▶ INSTRUCTIONS FOR THE TASK: Quote the listing in full, exactly as given, minus any pictures.

▶ GIVEN MATERIAL:
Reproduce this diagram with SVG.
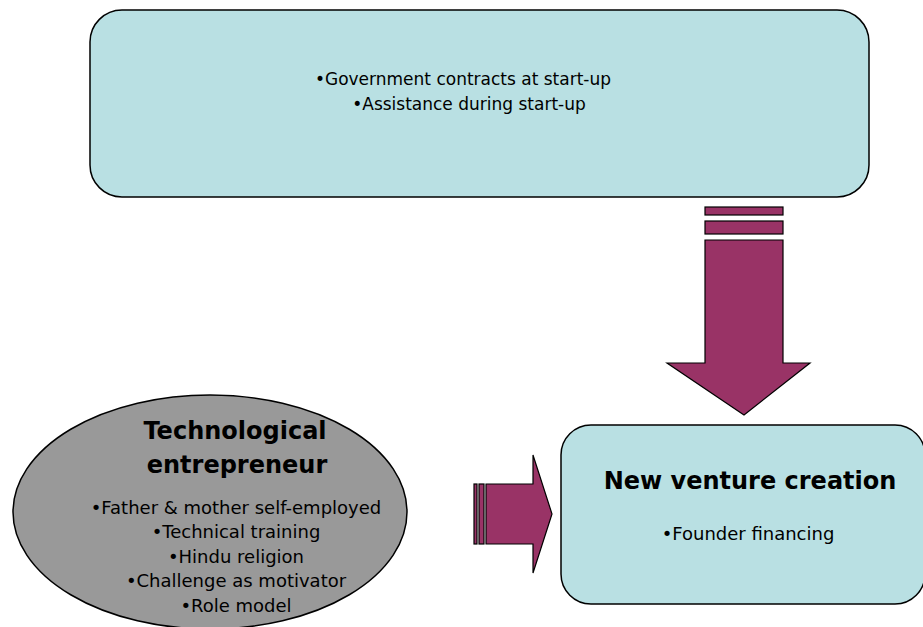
<svg xmlns="http://www.w3.org/2000/svg" width="923" height="627" viewBox="0 0 923 627">
<style>
.box{fill:#B9E0E3;stroke:#000;stroke-width:1.5}
.ell{fill:#999999;stroke:#000;stroke-width:1.5}
.arr{fill:#993366;stroke:#000;stroke-width:1.2}
text{font-family:"DejaVu Sans","Liberation Sans",sans-serif;fill:#000;text-anchor:middle}
.t{font-size:17px}
.m{font-size:18px}
.b{font-size:24px;font-weight:bold}
</style>
<rect width="923" height="627" fill="#fff"/>
<g id="support">
<rect class="box" x="90" y="10" width="779" height="187" rx="32" ry="32"/>
<text class="t" x="463" y="85">•Government contracts at start-up</text>
<text class="t" x="469" y="110">•Assistance during start-up</text>
</g>
<g id="entrepreneur">
<ellipse class="ell" cx="210" cy="512" rx="197" ry="117"/>
<text class="b" x="235" y="439">Technological</text>
<text class="b" x="237" y="473">entrepreneur</text>
<text class="m" x="236" y="514">•Father &amp; mother self-employed</text>
<text class="m" x="236" y="538">•Technical training</text>
<text class="m" x="236" y="563">•Hindu religion</text>
<text class="m" x="236" y="587">•Challenge as motivator</text>
<text class="m" x="236" y="612">•Role model</text>
</g>
<g id="venture">
<rect class="box" x="561" y="425" width="364" height="179" rx="30" ry="30"/>
<text class="b" x="750" y="489">New venture creation</text>
<text class="m" x="748" y="540">•Founder financing</text>
</g>
<g id="connectors">
<rect class="arr" x="705" y="207" width="78" height="8"/>
<rect class="arr" x="705" y="221" width="78" height="13"/>
<polygon class="arr" points="705,240 783,240 783,363 810,363 744,415 667,363 705,363"/>
<rect class="arr" x="474" y="484" width="3" height="60"/>
<rect class="arr" x="479" y="484" width="5" height="60"/>
<polygon class="arr" points="486,484 533,484 533,455 552,514 533,573 533,544 486,544"/>
</g>
</svg>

▶ SOLUTION TO THIS TASK:
Reproduce this diagram with SVG.
<svg xmlns="http://www.w3.org/2000/svg" width="923" height="627" viewBox="0 0 923 627">
<style>
.box{fill:#B9E0E3;stroke:#000;stroke-width:1.5}
.ell{fill:#999999;stroke:#000;stroke-width:1.5}
.arr{fill:#993366;stroke:#000;stroke-width:1.2}
text{font-family:"DejaVu Sans","Liberation Sans",sans-serif;fill:#000;text-anchor:middle}
.t{font-size:17px}
.m{font-size:18px}
.b{font-size:24px;font-weight:bold}
</style>
<rect width="923" height="627" fill="#fff"/>
<g id="support">
<rect class="box" x="90" y="10" width="779" height="187" rx="32" ry="32"/>
<text class="t" x="463" y="85">•Government contracts at start-up</text>
<text class="t" x="469" y="110">•Assistance during start-up</text>
</g>
<g id="entrepreneur">
<ellipse class="ell" cx="210" cy="512" rx="197" ry="117"/>
<text class="b" x="235" y="439">Technological</text>
<text class="b" x="237" y="473">entrepreneur</text>
<text class="m" x="236" y="514">•Father &amp; mother self-employed</text>
<text class="m" x="236" y="538">•Technical training</text>
<text class="m" x="236" y="563">•Hindu religion</text>
<text class="m" x="236" y="587">•Challenge as motivator</text>
<text class="m" x="236" y="612">•Role model</text>
</g>
<g id="venture">
<rect class="box" x="561" y="425" width="364" height="179" rx="30" ry="30"/>
<text class="b" x="750" y="489">New venture creation</text>
<text class="m" x="748" y="540">•Founder financing</text>
</g>
<g id="connectors">
<rect class="arr" x="705" y="207" width="78" height="8"/>
<rect class="arr" x="705" y="221" width="78" height="13"/>
<polygon class="arr" points="705,240 783,240 783,363 810,363 744,415 667,363 705,363"/>
<rect class="arr" x="474" y="484" width="3" height="60"/>
<rect class="arr" x="479" y="484" width="5" height="60"/>
<polygon class="arr" points="486,484 533,484 533,455 552,514 533,573 533,544 486,544"/>
</g>
</svg>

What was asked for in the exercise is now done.